La promesa de Dios
| Hay una expresión muy hermosa de san Agustín, cuando, imaginando una especie de disputa con Dios sobre quién ama más, lanza su amor como una jabalina, a distancia, y le dice al Señor que vea hasta dónde le ama. Y luego, como avergonzado, señala que si le parece poco le conceda que le quiera más. Pues bien, después añade él mismo que amemos, que corramos. Se trata de correr en el amor, en la vida del espíritu.
El cristiano es el que corre para ver si llega a alcanzar la meta. Ahí se llega dejándose alcanzar primero por la conversión y de ahí viene nuestra esperanza. Una esperanza de alcanzar una meta que no es solo el triunfo individual, sino el Reino de Dios en el mundo actual. Es pues, en toda nuestra vida y en el devenir del mundo, dependiente de la omnipotencia creadora de Dios.
El Señor, con su omnipotencia, ha prometido realizar al hombre más allá de sus posibilidades internas. Ese le «ha prometido» quiere decir que la acción omnipotente de Dios se está empeñando en esa labor a la que se ha comprometido y nuestra esperanza cristiana se caracteriza por esto, porque cree en esa acción. De ahí se deduce que uno de los mayores obstáculos de la esperanza es precisamente la vejez.

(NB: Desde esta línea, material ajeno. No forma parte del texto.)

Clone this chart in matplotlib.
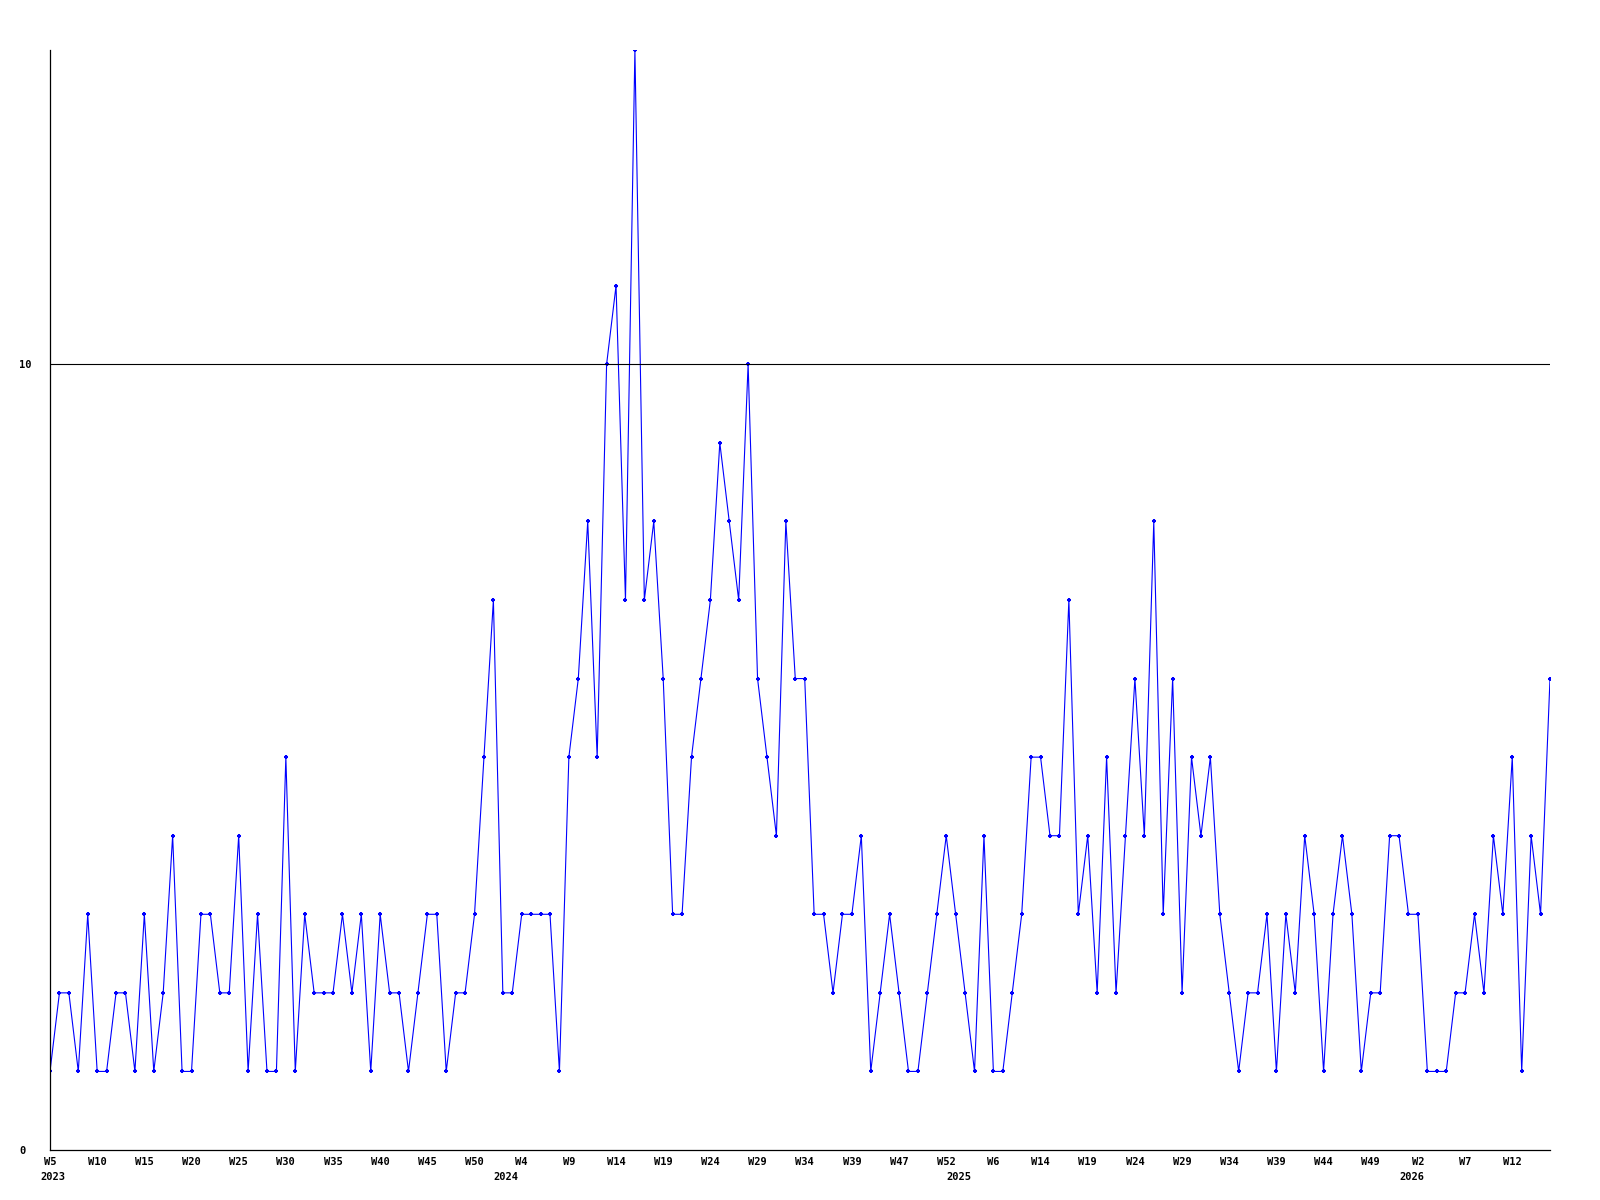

Cuando llega la vejez, el hombre se anquilosa. Ha vivido la vida y se detiene. No tiene ya ilusión de un futuro. En cambio, en la esperanza cristiana siempre hay la ilusión del más. La frase de las bodas de Caná donde el maestresala le dice al novio de la boda que ha guardado el vino bueno para el fin, indica la ley de la esperanza cristiana. En el cristianismo nos consta que el Señor ha dejado el vino mejor para el fin, sea en la vida natural, sea en el proceso mismo de la evolución de la humanidad. Por tanto, cuando uno ya no siente capacidad, no tiene energías, no es que entonces se le cierre la posibilidad de la esperanza, sino que entonces se purifica la esperanza, porque la omnipotencia creadora de Dios está en acción.